→ What the task requires:
Go through the listing and set it down exactly, leaving out its pictures.

→ Supplied records:
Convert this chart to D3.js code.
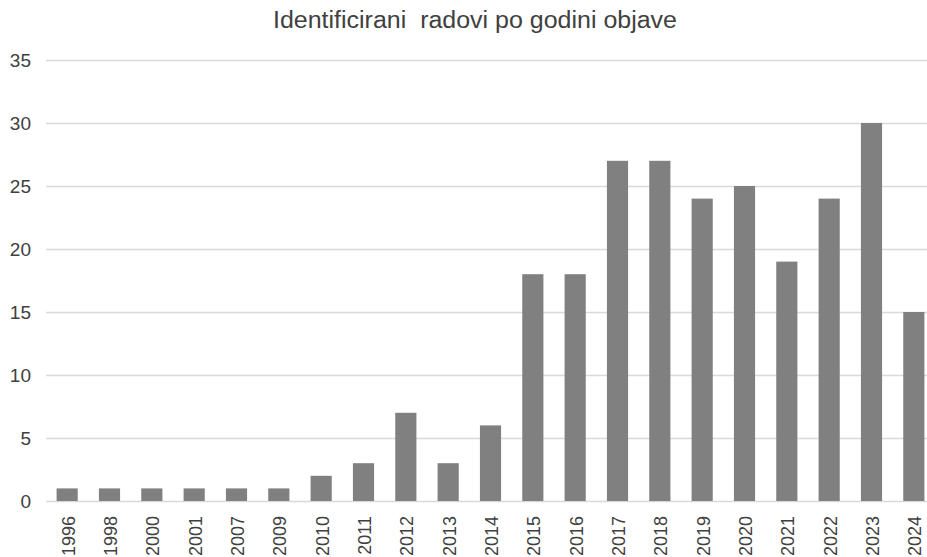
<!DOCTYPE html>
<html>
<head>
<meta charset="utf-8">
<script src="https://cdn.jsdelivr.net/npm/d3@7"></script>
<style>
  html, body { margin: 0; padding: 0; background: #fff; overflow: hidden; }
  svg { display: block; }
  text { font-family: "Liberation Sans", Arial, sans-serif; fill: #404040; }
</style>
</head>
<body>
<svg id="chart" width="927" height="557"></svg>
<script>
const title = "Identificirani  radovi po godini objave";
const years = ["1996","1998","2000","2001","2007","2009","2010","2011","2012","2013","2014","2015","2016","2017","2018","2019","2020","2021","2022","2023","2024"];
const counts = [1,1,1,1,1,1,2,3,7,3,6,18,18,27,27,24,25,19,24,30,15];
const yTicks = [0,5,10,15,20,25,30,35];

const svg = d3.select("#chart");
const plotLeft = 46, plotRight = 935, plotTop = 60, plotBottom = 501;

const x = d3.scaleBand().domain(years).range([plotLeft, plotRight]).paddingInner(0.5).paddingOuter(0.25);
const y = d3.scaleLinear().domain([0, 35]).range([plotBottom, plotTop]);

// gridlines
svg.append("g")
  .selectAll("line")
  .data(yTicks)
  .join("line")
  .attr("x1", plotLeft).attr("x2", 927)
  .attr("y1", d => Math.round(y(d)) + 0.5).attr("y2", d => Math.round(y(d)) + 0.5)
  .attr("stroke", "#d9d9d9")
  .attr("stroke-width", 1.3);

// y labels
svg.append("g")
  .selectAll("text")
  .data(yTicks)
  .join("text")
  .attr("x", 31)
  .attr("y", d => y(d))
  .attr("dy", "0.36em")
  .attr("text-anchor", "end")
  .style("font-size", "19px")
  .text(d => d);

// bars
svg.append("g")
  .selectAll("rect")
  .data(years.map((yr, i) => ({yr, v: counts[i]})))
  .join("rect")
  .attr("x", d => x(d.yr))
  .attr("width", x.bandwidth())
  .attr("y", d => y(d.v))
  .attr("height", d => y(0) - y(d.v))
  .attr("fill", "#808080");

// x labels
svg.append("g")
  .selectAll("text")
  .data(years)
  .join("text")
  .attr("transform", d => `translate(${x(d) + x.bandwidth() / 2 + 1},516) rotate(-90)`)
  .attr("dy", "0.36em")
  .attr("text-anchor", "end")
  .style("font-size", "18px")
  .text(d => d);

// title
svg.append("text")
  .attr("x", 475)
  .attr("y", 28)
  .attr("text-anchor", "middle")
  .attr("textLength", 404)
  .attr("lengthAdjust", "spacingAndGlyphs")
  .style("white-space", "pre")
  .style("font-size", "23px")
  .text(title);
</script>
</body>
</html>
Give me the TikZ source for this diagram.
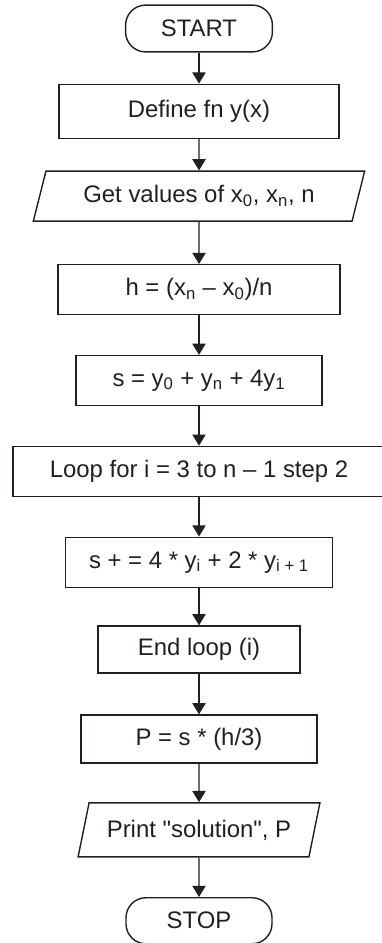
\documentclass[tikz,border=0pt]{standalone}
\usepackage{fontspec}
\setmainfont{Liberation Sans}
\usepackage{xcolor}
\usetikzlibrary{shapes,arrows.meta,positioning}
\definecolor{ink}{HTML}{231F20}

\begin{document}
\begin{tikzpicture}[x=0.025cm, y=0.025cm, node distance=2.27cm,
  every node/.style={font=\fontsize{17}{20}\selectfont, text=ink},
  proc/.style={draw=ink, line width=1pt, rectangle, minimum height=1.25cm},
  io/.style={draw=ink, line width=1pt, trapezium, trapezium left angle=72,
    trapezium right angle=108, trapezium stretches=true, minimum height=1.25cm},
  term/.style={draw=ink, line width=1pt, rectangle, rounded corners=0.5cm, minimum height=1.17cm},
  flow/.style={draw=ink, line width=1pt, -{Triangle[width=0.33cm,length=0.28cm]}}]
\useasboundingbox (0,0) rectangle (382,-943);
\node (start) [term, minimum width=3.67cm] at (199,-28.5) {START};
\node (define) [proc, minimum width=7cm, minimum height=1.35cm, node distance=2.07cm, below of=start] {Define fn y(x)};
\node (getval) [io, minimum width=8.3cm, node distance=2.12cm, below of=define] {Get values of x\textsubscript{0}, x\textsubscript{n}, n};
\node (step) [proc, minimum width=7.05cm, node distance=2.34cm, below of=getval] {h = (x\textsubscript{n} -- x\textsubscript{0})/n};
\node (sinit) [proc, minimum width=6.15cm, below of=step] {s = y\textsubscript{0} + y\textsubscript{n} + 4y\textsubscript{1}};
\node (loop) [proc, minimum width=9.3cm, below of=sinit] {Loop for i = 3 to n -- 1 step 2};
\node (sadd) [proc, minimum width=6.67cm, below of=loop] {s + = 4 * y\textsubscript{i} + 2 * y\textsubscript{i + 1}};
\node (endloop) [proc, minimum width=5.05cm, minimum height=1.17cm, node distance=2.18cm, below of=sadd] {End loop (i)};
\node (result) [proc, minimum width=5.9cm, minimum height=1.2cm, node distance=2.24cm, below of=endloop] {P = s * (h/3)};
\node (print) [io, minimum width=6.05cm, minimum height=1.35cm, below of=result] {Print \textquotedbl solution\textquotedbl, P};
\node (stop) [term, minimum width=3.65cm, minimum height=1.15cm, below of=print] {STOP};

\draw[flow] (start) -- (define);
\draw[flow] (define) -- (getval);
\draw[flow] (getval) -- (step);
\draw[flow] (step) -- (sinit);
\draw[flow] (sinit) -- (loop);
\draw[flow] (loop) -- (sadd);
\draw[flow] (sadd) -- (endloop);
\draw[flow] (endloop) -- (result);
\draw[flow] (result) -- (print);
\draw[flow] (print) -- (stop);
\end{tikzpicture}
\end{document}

→ The result:
Convert this chart to D3.js code.
<!DOCTYPE html>
<html>
<head>
<meta charset="utf-8">
<script src="https://cdn.jsdelivr.net/npm/d3@7"></script>
<style>
  html, body { margin: 0; padding: 0; background: #fff; overflow: hidden; }
  svg { display: block; }
  text { font-family: "Liberation Sans", Arial, sans-serif; fill: #404040; }
</style>
</head>
<body>
<svg id="chart" width="927" height="557"></svg>
<script>
const title = "Identificirani  radovi po godini objave";
const years = ["1996","1998","2000","2001","2007","2009","2010","2011","2012","2013","2014","2015","2016","2017","2018","2019","2020","2021","2022","2023","2024"];
const counts = [1,1,1,1,1,1,2,3,7,3,6,18,18,27,27,24,25,19,24,30,15];
const yTicks = [0,5,10,15,20,25,30,35];

const svg = d3.select("#chart");
const plotLeft = 46, plotRight = 935, plotTop = 60, plotBottom = 501;

const x = d3.scaleBand().domain(years).range([plotLeft, plotRight]).paddingInner(0.5).paddingOuter(0.25);
const y = d3.scaleLinear().domain([0, 35]).range([plotBottom, plotTop]);

// gridlines
svg.append("g")
  .selectAll("line")
  .data(yTicks)
  .join("line")
  .attr("x1", plotLeft).attr("x2", 927)
  .attr("y1", d => Math.round(y(d)) + 0.5).attr("y2", d => Math.round(y(d)) + 0.5)
  .attr("stroke", "#d9d9d9")
  .attr("stroke-width", 1.3);

// y labels
svg.append("g")
  .selectAll("text")
  .data(yTicks)
  .join("text")
  .attr("x", 31)
  .attr("y", d => y(d))
  .attr("dy", "0.36em")
  .attr("text-anchor", "end")
  .style("font-size", "19px")
  .text(d => d);

// bars
svg.append("g")
  .selectAll("rect")
  .data(years.map((yr, i) => ({yr, v: counts[i]})))
  .join("rect")
  .attr("x", d => x(d.yr))
  .attr("width", x.bandwidth())
  .attr("y", d => y(d.v))
  .attr("height", d => y(0) - y(d.v))
  .attr("fill", "#808080");

// x labels
svg.append("g")
  .selectAll("text")
  .data(years)
  .join("text")
  .attr("transform", d => `translate(${x(d) + x.bandwidth() / 2 + 1},516) rotate(-90)`)
  .attr("dy", "0.36em")
  .attr("text-anchor", "end")
  .style("font-size", "18px")
  .text(d => d);

// title
svg.append("text")
  .attr("x", 475)
  .attr("y", 28)
  .attr("text-anchor", "middle")
  .attr("textLength", 404)
  .attr("lengthAdjust", "spacingAndGlyphs")
  .style("white-space", "pre")
  .style("font-size", "23px")
  .text(title);
</script>
</body>
</html>
Give me the TikZ source for this diagram.
\documentclass[tikz,border=0pt]{standalone}
\usepackage{fontspec}
\setmainfont{Liberation Sans}
\usepackage{xcolor}
\usetikzlibrary{shapes,arrows.meta,positioning}
\definecolor{ink}{HTML}{231F20}

\begin{document}
\begin{tikzpicture}[x=0.025cm, y=0.025cm, node distance=2.27cm,
  every node/.style={font=\fontsize{17}{20}\selectfont, text=ink},
  proc/.style={draw=ink, line width=1pt, rectangle, minimum height=1.25cm},
  io/.style={draw=ink, line width=1pt, trapezium, trapezium left angle=72,
    trapezium right angle=108, trapezium stretches=true, minimum height=1.25cm},
  term/.style={draw=ink, line width=1pt, rectangle, rounded corners=0.5cm, minimum height=1.17cm},
  flow/.style={draw=ink, line width=1pt, -{Triangle[width=0.33cm,length=0.28cm]}}]
\useasboundingbox (0,0) rectangle (382,-943);
\node (start) [term, minimum width=3.67cm] at (199,-28.5) {START};
\node (define) [proc, minimum width=7cm, minimum height=1.35cm, node distance=2.07cm, below of=start] {Define fn y(x)};
\node (getval) [io, minimum width=8.3cm, node distance=2.12cm, below of=define] {Get values of x\textsubscript{0}, x\textsubscript{n}, n};
\node (step) [proc, minimum width=7.05cm, node distance=2.34cm, below of=getval] {h = (x\textsubscript{n} -- x\textsubscript{0})/n};
\node (sinit) [proc, minimum width=6.15cm, below of=step] {s = y\textsubscript{0} + y\textsubscript{n} + 4y\textsubscript{1}};
\node (loop) [proc, minimum width=9.3cm, below of=sinit] {Loop for i = 3 to n -- 1 step 2};
\node (sadd) [proc, minimum width=6.67cm, below of=loop] {s + = 4 * y\textsubscript{i} + 2 * y\textsubscript{i + 1}};
\node (endloop) [proc, minimum width=5.05cm, minimum height=1.17cm, node distance=2.18cm, below of=sadd] {End loop (i)};
\node (result) [proc, minimum width=5.9cm, minimum height=1.2cm, node distance=2.24cm, below of=endloop] {P = s * (h/3)};
\node (print) [io, minimum width=6.05cm, minimum height=1.35cm, below of=result] {Print \textquotedbl solution\textquotedbl, P};
\node (stop) [term, minimum width=3.65cm, minimum height=1.15cm, below of=print] {STOP};

\draw[flow] (start) -- (define);
\draw[flow] (define) -- (getval);
\draw[flow] (getval) -- (step);
\draw[flow] (step) -- (sinit);
\draw[flow] (sinit) -- (loop);
\draw[flow] (loop) -- (sadd);
\draw[flow] (sadd) -- (endloop);
\draw[flow] (endloop) -- (result);
\draw[flow] (result) -- (print);
\draw[flow] (print) -- (stop);
\end{tikzpicture}
\end{document}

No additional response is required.